When asked about key quality accreditation guidelines that URAC supports for CMS oversight in the revised Medicare Physician Fee Schedule, Turner-Phifer responded, “We’ve got two dozen or more accreditation programs that run the gamut of all the way from a simple provider-led organization or a specialty pharmacy to all the way to an ACO or a health plan. One of the things that we tried to stress and highlight in our letter to CMS is that if you’re going to go the path of screening contracted providers and suppliers in Medicare Advantage, there are quality initiatives in the industry that have years of track record that CMS can rely on.”

“One of the things that we believe here at URAC is that, where possible, we should be able to ease the administrative burden on practitioners and managed care organizations alike with the idea that it will save costs for both the patients and taxpayers,” Turner-Phifer continued. “Any place that we can align efforts to meet that and maintain quality for the patient should be something that we work together toward. This seems to be an area where accreditation is important like telehealth accreditation, case management, disease management, pharmacy benefit accreditation that CMS could rely on.”

Turner-Phifer went on to explain that URAC understands CMS’ reasoning behind the new Medicare Physician Fee Schedule proposed rules. First, CMS is looking to “protect the integrity” of the Medicare program itself. Secondly, the rulings are looking to improve patient safety and keep patients out of harm’s way, said Aaron Turner-Phifer. Finally, he mentioned how URAC can help the agency quality screening of providers and suppliers.

As previously mentioned, the URAC letter noted the importance of accreditation within the telemedicine sphere. When asked about quality screening of telehealth and which guidelines CMS should incorporate, Turner-Phifer answered, “We actually launched, at the beginning of this year, telehealth accreditation. This is a pretty robust set of standards that we have. This could be used for either commercial entities that are providing telehealth services directly to a consumer or this could be health systems that are utilizing telehealth within their system to deliver care.”

“Our accreditation program looks at the operations that these organizations have in place to ensure that they have the appropriate credentials for their physicians, a secure way to communicate and deliver encrypted data, and some consumer safeguards around confidentiality in place to protect the integrity of the care they’re providing,” he added. “If CMS is going down the route of enrolling contractors of Medicare Advantage, one of the groups that might fall into this category are telehealth providers contracted with Medicare Advantage plans.”

According to an issue brief from URAC, the future of telehealth implementation will likely be driven by changes in reimbursement structures for these technology-based healthcare services.

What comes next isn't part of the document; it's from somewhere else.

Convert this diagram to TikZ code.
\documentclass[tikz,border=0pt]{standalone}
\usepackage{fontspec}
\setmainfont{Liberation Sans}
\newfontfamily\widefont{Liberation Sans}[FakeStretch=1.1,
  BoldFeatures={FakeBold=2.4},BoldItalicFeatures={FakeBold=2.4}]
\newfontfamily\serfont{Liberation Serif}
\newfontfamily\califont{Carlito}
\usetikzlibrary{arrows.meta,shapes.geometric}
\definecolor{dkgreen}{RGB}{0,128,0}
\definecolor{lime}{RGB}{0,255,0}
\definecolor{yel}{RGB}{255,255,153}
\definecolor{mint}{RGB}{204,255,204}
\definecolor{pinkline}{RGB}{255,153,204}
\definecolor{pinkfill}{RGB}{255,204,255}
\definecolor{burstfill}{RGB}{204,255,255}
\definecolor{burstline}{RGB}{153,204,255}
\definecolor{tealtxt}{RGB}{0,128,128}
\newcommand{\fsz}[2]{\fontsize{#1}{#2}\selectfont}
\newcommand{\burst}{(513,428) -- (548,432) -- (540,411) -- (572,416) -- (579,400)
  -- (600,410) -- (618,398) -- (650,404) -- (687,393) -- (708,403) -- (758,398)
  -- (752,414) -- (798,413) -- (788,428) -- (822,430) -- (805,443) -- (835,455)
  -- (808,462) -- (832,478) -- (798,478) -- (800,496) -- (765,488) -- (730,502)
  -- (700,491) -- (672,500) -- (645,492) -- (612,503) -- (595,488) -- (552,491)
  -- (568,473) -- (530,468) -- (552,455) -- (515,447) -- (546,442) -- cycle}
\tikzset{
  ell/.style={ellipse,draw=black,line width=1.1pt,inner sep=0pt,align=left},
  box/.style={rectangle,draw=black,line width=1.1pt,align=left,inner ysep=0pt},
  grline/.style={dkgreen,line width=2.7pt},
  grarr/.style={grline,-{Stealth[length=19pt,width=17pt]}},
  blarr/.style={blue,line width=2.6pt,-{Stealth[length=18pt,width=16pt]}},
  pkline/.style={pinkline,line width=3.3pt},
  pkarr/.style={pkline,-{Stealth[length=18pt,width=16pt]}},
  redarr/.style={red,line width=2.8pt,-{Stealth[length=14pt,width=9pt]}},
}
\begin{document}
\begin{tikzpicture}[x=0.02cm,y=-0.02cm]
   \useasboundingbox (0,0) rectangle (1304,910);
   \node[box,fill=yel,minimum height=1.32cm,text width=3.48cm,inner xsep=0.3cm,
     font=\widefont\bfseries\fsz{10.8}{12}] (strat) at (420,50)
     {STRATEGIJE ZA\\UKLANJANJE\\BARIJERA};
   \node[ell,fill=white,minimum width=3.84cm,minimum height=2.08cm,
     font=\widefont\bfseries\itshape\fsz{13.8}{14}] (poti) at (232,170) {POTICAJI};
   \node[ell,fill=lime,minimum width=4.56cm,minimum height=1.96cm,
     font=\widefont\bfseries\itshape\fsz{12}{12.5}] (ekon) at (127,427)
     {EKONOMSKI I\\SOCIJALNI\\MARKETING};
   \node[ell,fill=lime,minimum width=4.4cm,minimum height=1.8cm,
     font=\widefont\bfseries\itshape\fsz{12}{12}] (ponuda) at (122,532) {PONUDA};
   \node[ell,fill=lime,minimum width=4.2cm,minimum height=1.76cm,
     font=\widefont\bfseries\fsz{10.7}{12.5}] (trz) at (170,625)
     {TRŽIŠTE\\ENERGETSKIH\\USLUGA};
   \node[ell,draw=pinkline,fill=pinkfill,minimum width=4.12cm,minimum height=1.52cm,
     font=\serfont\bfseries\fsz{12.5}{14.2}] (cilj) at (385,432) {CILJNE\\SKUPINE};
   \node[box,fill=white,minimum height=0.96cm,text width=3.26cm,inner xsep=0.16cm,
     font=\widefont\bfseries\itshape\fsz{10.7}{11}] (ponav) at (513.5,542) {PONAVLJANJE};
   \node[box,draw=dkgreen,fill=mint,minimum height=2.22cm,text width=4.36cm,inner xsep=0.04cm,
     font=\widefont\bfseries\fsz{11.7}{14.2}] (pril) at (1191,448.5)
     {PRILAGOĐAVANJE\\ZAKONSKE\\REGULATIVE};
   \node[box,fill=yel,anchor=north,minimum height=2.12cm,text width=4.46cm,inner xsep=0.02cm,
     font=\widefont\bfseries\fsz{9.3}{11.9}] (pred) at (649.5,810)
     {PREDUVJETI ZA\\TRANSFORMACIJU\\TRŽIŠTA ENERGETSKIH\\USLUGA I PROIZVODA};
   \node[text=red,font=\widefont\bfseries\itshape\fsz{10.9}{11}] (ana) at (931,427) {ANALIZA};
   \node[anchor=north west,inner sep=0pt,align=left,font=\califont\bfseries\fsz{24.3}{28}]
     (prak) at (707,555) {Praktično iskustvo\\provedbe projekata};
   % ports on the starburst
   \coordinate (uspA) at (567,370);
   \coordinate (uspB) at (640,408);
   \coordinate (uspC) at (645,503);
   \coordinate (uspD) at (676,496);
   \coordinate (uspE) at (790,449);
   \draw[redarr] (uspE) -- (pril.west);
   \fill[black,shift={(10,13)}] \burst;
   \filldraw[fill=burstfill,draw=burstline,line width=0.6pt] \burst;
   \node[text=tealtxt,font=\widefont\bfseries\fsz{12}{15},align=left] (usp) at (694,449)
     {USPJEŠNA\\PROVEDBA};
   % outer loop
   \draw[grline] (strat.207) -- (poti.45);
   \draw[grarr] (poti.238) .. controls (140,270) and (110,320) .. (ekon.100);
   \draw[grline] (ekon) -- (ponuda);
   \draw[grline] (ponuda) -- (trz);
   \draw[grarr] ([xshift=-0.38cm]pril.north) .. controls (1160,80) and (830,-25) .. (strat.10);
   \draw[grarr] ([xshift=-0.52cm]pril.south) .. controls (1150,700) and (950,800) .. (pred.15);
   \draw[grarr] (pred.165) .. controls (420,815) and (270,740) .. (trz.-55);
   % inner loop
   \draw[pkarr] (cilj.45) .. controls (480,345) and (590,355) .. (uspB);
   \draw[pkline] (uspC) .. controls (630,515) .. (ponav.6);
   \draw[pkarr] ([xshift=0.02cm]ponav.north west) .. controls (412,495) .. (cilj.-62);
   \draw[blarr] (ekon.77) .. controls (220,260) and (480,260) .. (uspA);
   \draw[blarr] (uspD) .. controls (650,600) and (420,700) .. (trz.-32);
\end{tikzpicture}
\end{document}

With a greater shift toward value-based care reimbursement, telehealth coverage from Medicare, Medicaid, and private insurance markets are more likely to expand.

When asked what steps CMS can take to work with suppliers to improve patient safety and health outcomes while cutting costs in the new value-based care environment, Turner-Phifer explained, “From our perspective as an accreditor, some of the things that CMS has already taken steps on for value-based care include engaging stakeholders in MACRA implementation and engaging providers in the core measure set collaborative that they announced in February.”

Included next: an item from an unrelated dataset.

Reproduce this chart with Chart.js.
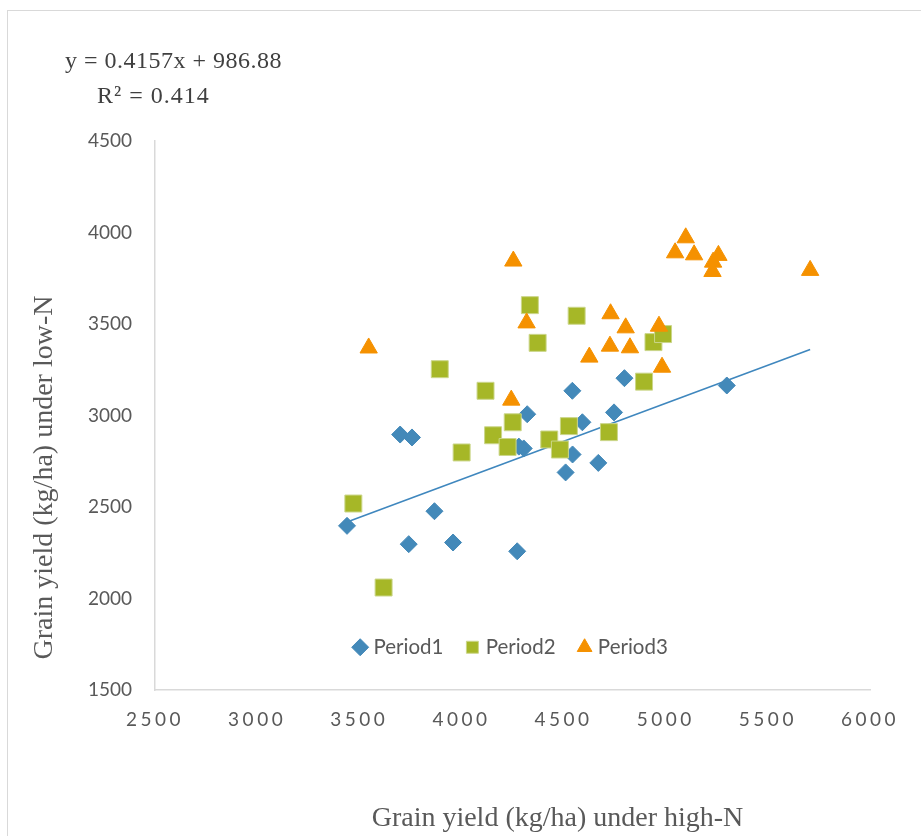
<!DOCTYPE html>
<html>
<head>
<meta charset="utf-8">
<script src="https://cdn.jsdelivr.net/npm/chart.js@4.4.0/dist/chart.umd.min.js"></script>
<style>
html, body { margin: 0; padding: 0; background: #ffffff; }
#wrap { width: 921px; height: 836px; position: relative; }
canvas { display: block; }
</style>
</head>
<body>
<div id="wrap"><canvas id="c" width="921" height="836"></canvas></div>
<script>
// ---- data ----
const seriesNames = ['Period1', 'Period2', 'Period3'];

const period1X = [3440, 3700, 3758, 3868, 3742, 3959, 4273, 4322, 4305, 4281, 4543, 4592, 4544, 4510, 4670, 4747, 4798, 5299];
const period1Y = [2397, 2896, 2880, 2477, 2297, 2306, 2258, 3007, 2820, 2830, 3135, 2963, 2787, 2689, 2741, 3017, 3204, 3164];

const period2X = [4335, 4564, 4373, 3894, 4118, 4251, 4526, 4155, 4001, 4226, 4430, 4482, 3471, 3619, 4722, 4894, 4940, 4987];
const period2Y = [3603, 3545, 3397, 3253, 3135, 2963, 2942, 2892, 2798, 2828, 2869, 2814, 2519, 2060, 2909, 3185, 3401, 3445];

const period3X = [4254, 4319, 3546, 4626, 4244, 5098, 5046, 5139, 5258, 5232, 5229, 5707, 4730, 4804, 4967, 4727, 4825, 4982];
const period3Y = [3844, 3506, 3369, 3319, 3084, 3971, 3889, 3878, 3875, 3838, 3787, 3793, 3556, 3479, 3488, 3379, 3370, 3264];

// linear trendline end points
const trendX = [3440, 5707];
const trendY = [2418, 3360];

const xTicks = [2500, 3000, 3500, 4000, 4500, 5000, 5500, 6000];
const yTicks = [1500, 2000, 2500, 3000, 3500, 4000, 4500];

const equationLines = ['y = 0.4157x + 986.88', 'R\u00B2 = 0.414'];
const xTitle = 'Grain yield (kg/ha) under high-N';
const yTitle = 'Grain yield (kg/ha) under low-N';

// ---- helpers ----
function pairs(xs, ys) { return xs.map((x, i) => ({ x: x, y: ys[i] })); }

const TICK_FONT = { family: 'Lato, "Open Sans", sans-serif', size: 19 };
const TITLE_FONT = { family: '"Liberation Serif", "DejaVu Serif", serif', size: 28 };
const GREY = '#595959';
const LEGEND_BOX_H = 60;

const layoutPlugin = {
  id: 'excelLayout',
  beforeDraw(chart) {
    const ctx = chart.ctx;
    ctx.save();
    ctx.fillStyle = '#ffffff';
    ctx.fillRect(0, 0, chart.width, chart.height);
    ctx.strokeStyle = '#d9d9d9';
    ctx.lineWidth = 1;
    ctx.strokeRect(7.5, 10.5, chart.width + 10, chart.height + 10);
    ctx.restore();
  },
  beforeLayout(chart) {
    const lg = chart.legend;
    if (lg && !lg._fixedFit) {
      const f = lg.fit;
      lg.fit = function () { f.call(this); if (this.isHorizontal()) this.height = LEGEND_BOX_H; };
      lg._fixedFit = true;
    }
  },
  afterLayout(chart) {
    const lg = chart.legend;
    const ca = chart.chartArea;
    if (lg) {
      const h = lg.height;
      lg.left = ca.left; lg.right = ca.right; lg.width = ca.right - ca.left;
      lg.top = 611; lg.bottom = lg.top + h;
    }
    const xs = chart.scales.x, ys = chart.scales.y;
    if (xs && !xs._wrapped) {
      const dl = xs.drawLabels;
      xs.drawLabels = function (a) { this.ctx.save(); this.ctx.letterSpacing = '3.5px'; dl.call(this, a); this.ctx.restore(); };
      const dt = xs.drawTitle;
      xs.drawTitle = function () { this.ctx.save(); this.ctx.translate(45, 0); dt.call(this); this.ctx.restore(); };
      xs._wrapped = true;
    }
    if (ys && !ys._wrapped) {
      const dt = ys.drawTitle;
      ys.drawTitle = function () { this.ctx.save(); this.ctx.translate(0, 62); dt.call(this); this.ctx.restore(); };
      ys._wrapped = true;
    }
  },
  afterDraw(chart) {
    const ctx = chart.ctx;
    ctx.save();
    ctx.font = '24px "Liberation Serif", serif';
    ctx.fillStyle = '#404040';
    ctx.textBaseline = 'middle';
    ctx.textAlign = 'left';
    ctx.letterSpacing = '0.5px';
    ctx.fillText(equationLines[0], 65, 62);
    ctx.letterSpacing = '1px';
    ctx.fillText(equationLines[1], 97, 97);
    ctx.restore();
  }
};

const ctx = document.getElementById('c').getContext('2d');
new Chart(ctx, {
  type: 'scatter',
  data: {
    datasets: [
      {
        label: seriesNames[0], data: pairs(period1X, period1Y), order: 3,
        pointStyle: 'rectRot', pointRadius: 8.5, pointHoverRadius: 8.5,
        backgroundColor: '#4389b9', borderColor: '#4389b9', borderWidth: 1
      },
      {
        label: seriesNames[1], data: pairs(period2X, period2Y), order: 2,
        pointStyle: 'rect', pointRadius: 12, pointHoverRadius: 12,
        backgroundColor: '#a6b727', borderColor: '#cbd68a', borderWidth: 1
      },
      {
        label: seriesNames[2], data: pairs(period3X, period3Y), order: 1,
        pointStyle: 'triangle', pointRadius: 10, pointHoverRadius: 10,
        backgroundColor: '#f59100', borderColor: '#f59100', borderWidth: 1
      },
      {
        type: 'line', label: 'Linear (all)', data: pairs(trendX, trendY), order: 4,
        showLine: true, fill: false, pointRadius: 0, pointHoverRadius: 0,
        borderColor: '#3f87be', borderWidth: 1.6, tension: 0
      }
    ]
  },
  options: {
    responsive: false,
    animation: false,
    devicePixelRatio: 1,
    layout: { padding: { left: 10, right: 51, top: 141 - LEGEND_BOX_H, bottom: 0 } },
    plugins: {
      tooltip: { enabled: false },
      legend: {
        display: true,
        position: 'top',
        align: 'center',
        labels: {
          usePointStyle: true,
          boxWidth: 6,
          boxHeight: 12,
          padding: 26,
          color: GREY,
          font: { family: 'Lato, "Open Sans", sans-serif', size: 20.5 },
          filter: (item) => item.datasetIndex < 3,
          sort: (a, b) => a.datasetIndex - b.datasetIndex
        }
      }
    },
    scales: {
      x: {
        type: 'linear',
        min: xTicks[0], max: xTicks[xTicks.length - 1],
        afterBuildTicks: (s) => { s.ticks = xTicks.map(v => ({ value: v })); },
        afterFit: (s) => { s.height = 146; },
        grid: { display: false, drawTicks: false },
        border: { display: true, color: '#d9d9d9', width: 1.5 },
        ticks: { color: GREY, font: TICK_FONT, padding: 18, maxRotation: 0, autoSkip: false,
                 callback: (v) => String(v) },
        title: { display: true, text: xTitle, color: GREY, font: TITLE_FONT, padding: { top: 0, bottom: 1 } }
      },
      y: {
        type: 'linear',
        min: yTicks[0], max: yTicks[yTicks.length - 1],
        afterBuildTicks: (s) => { s.ticks = yTicks.map(v => ({ value: v })); },
        afterFit: (s) => { s.width = 145; },
        grid: { display: false, drawTicks: false },
        border: { display: true, color: '#d9d9d9', width: 1.5 },
        ticks: { color: GREY, font: TICK_FONT, padding: 23, autoSkip: false,
                 callback: (v) => String(v) },
        title: { display: true, text: yTitle, color: GREY, font: TITLE_FONT, padding: { top: 18, bottom: 0 } }
      }
    }
  },
  plugins: [layoutPlugin]
});
</script>
</body>
</html>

“CMS could take steps by trying to reduce some of the burden and focus quality efforts  around some core clinical measures. Those are positive steps in the right direction,” he continued. “I think Medicare Advantage’s role in MACRA implementation and the larger CMS efforts around value are critical. As much as an accreditor is looking at working with the very same group of people that CMS is working with, I think we have an opportunity as an industry to come together with CMS and accreditors and continue to focus those quality initiatives.”

“By leveraging an independent accreditor, you have the opportunity to reduce some of the administrative burden and allow CMS to focus on the critical issues that demand oversight while leveraging third party accreditors to do some of the other validation of operations,” he concluded.